11.4 Assignment. Neither party may assign the Agreement, in whole or in part, without the prior written consent of the other. However, either party may assign the Agreement to its Affiliate or to its successor in interest in connection with a merger, acquisition, corporate reorganization, or sale of all or substantially all of its assets. Notwithstanding the foregoing, if a party is acquired by, sells substantially all of its assets to, or undergoes a change of control in favor of, a direct competitor of the other party, then such other party may terminate this Agreement upon written notice. Subject to the foregoing, this Agreement will bind and inure to the benefit of the parties, their respective successors and permitted assigns.
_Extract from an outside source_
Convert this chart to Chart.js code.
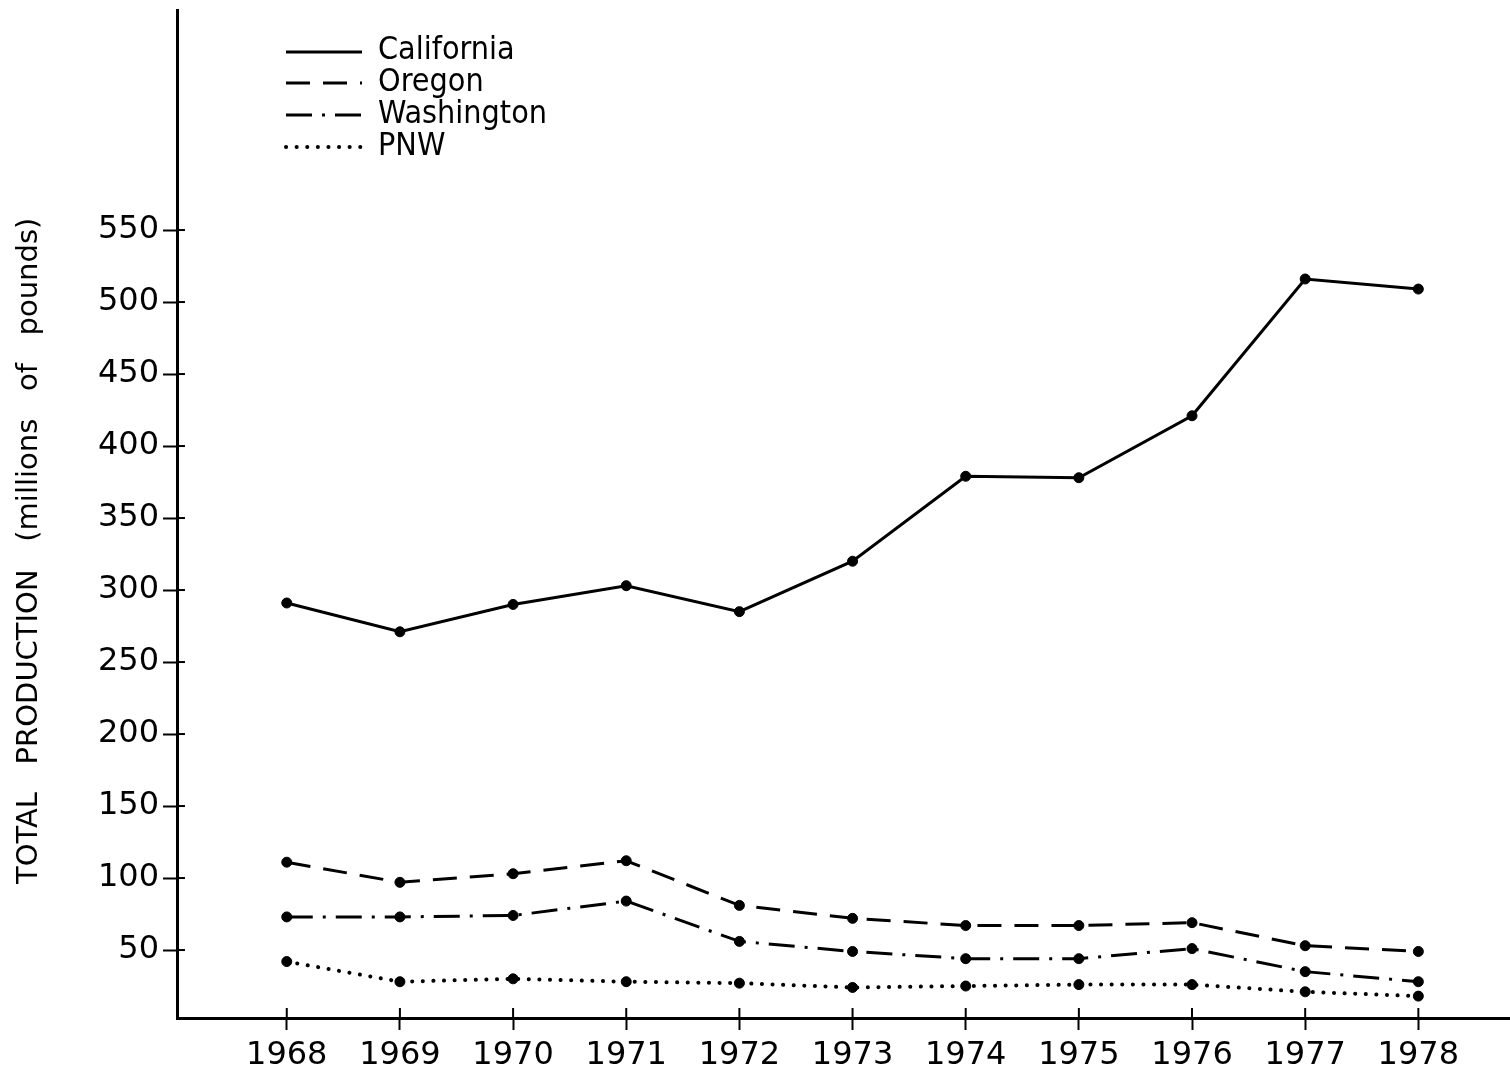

11.5 Entire Agreement. In the event that Vendor has not entered into an Other Agreement with Trusted, the terms and conditions of this Agreement, including all attachments, exhibits, addendums, constitutes the entire agreement between the parties concerning the subject matter hereof and supersedes and replaces any prior or contemporaneous representations, understandings and agreements, whether written or oral, with respect to its subject matter. Notwithstanding any language to the contrary therein, no terms or conditions stated in a vendor onboarding process and documentation, or web portal shall be incorporated into or form any part of this Agreement, and all such terms or conditions shall be null and void. To the extent that Vendor has entered into an Other Agreement with Trusted, the terms of such Other Agreement shall control in the event of any conflict, inconsistency or ambiguity between the Other Agreement’s terms and the terms of this Agreement.
11.6 Modifications. Trusted may revise this Agreement from time to time by posting the modified version on its website. By continuing to access or use the Service after the posted effective date of modifications to this Agreement, Vendor agrees to be bound by the revised version of the Agreement. If you have an Other Agreement with Trusted on this subject matter, this Agreement will not apply to the Vendor.